HS You become so aware in her reading of the march of characters from his earlier music – almost as if he were bidding them farewell in the same way Rachmaninov did in all those self-references in the Symphonic Dances – Puck, Pickwick, the Little Shepherd, for all that their titles are abstract you hear echoes of them. Or at least I do. Yet in a piece such as ‘Pour les sixtes’ Uchida also lays bare the parallels with Chopin’s own Etude, Op 25 No 8. She makes you very aware of where these Debussy studies came from, which in itself was hardly surprising given that they’re dedicated to Chopin.
BM Again, you may marvel at the whirling agitato (more than un poco from Uchida) in the au mouvement section of ‘Pour les sixtes’ but the final dissolving of such unrest is no less remarkable. It is surely one of Uchida’s greatest strengths that she can switch from one extreme to another with such lightning rapidity and assurance.
HS That’s what makes her Schumann so superlative – especially pieces such as Davidsbündlertänze. But in that scherzando section there’s also such flair – you never get even a hint of the difficulties of what Debussy is throwing at his pianist.
BM I should say at this point that if, for some, Uchida’s manner is très nerveux, she is no less acute at realising the way Debussy allows his argument to subside into a visionary mist. Hear her in the closing bars of ‘Pour les quartes’ (lointain, then più lento e perdendo); no composer marks more precisely than Debussy and few pianists have taken him so acutely at his word than Uchida.
HS I agree: and the markings after that – volubile (‘skittish’) and then the final estinto (‘extinguished’, such a brilliantly apt direction) – and that last detached C in the bass are given just the right degree of prominence yet simultaneously a sense of finality. She treats all these markings as a kind of map of the terrain yet there’s nothing slavish about the results – they sound all her own.
BM In ‘Pour les octaves’ (No 5) she is among the few to acknowledge the direction librement rythmé and in the eight-fingered moto perpetuo (No 6) with its glissandos like flashes of summer lightning, Uchida reminds you that she once appeared in a dictionary as the girl with the fastest reflexes in Japan (‘You see, I was unaware of difficulties until others told me of their problems’).
HS I must admit that hadn’t struck me before about the freedom indication in No 5, but you’re absolutely right. And as for the Sixth, it’s hardly surprising that Debussy wrote that forlorn letter to Fauré in 1917 in which he said, ‘I can no longer play the piano well enough to risk a performance of the Etudes…there are too many keys; I haven’t enough fingers any more; and suddenly I forget where the pedals are!’ Yet in the Sixth Uchida seems to cheat time like the greatest sportsman, and she even finds a quiet wit in that final note. Again, it’s the extremes that she conveys so vividly. What an ending to the First Book!
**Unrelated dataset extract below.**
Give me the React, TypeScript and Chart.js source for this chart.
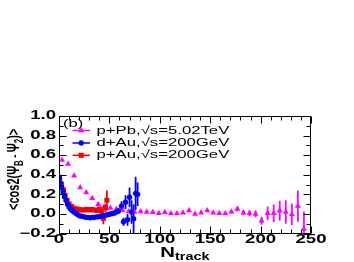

Then, in the Seventh, what strikes me is the way she makes you realise more than most pianists its similarities with the Sixth – the whirring energy, the focus on the upper register, its quietness interrupted by sudden outbursts – though, to my mind, the Seventh is also darker, that scherzando indication emotionally ambiguous.
BM That’s true also in the Ninth, of ‘Pour les notes repétées’, where scherzando is as ambiguous as, say, Chopin in his scherzos. Merely playful it is not. But between that you have ‘Pour les agréments’, the most luxuriant of the Etudes – one that Boulez called ‘a barcarolle on a somewhat Italian sea’ – and here Uchida achieves an ideal poise (a memory of happier times?). But it is in the final ‘Pour les accords’ that she achieves her greatest triumph. It’s so fast and fearless and her only possible rival here is Pollini, who also sees this violent fist-shaking gesture as a far cry from a musician who once said, ‘I compose music for an instrument without hammers’.
HS Yes, but what makes it peerless – and I agree it’s astounding – is the way she softens the Lento section, which lives up to its molto rubato. Here she seems to breathe a different air entirely and we’re back with Debussy the visionary – staring into a new world. The way that dissolves back into the initial theme is another stroke of genius on Uchida’s part. I think we’re agreed here – this is a classic that is as astounding today as it was 25 years ago.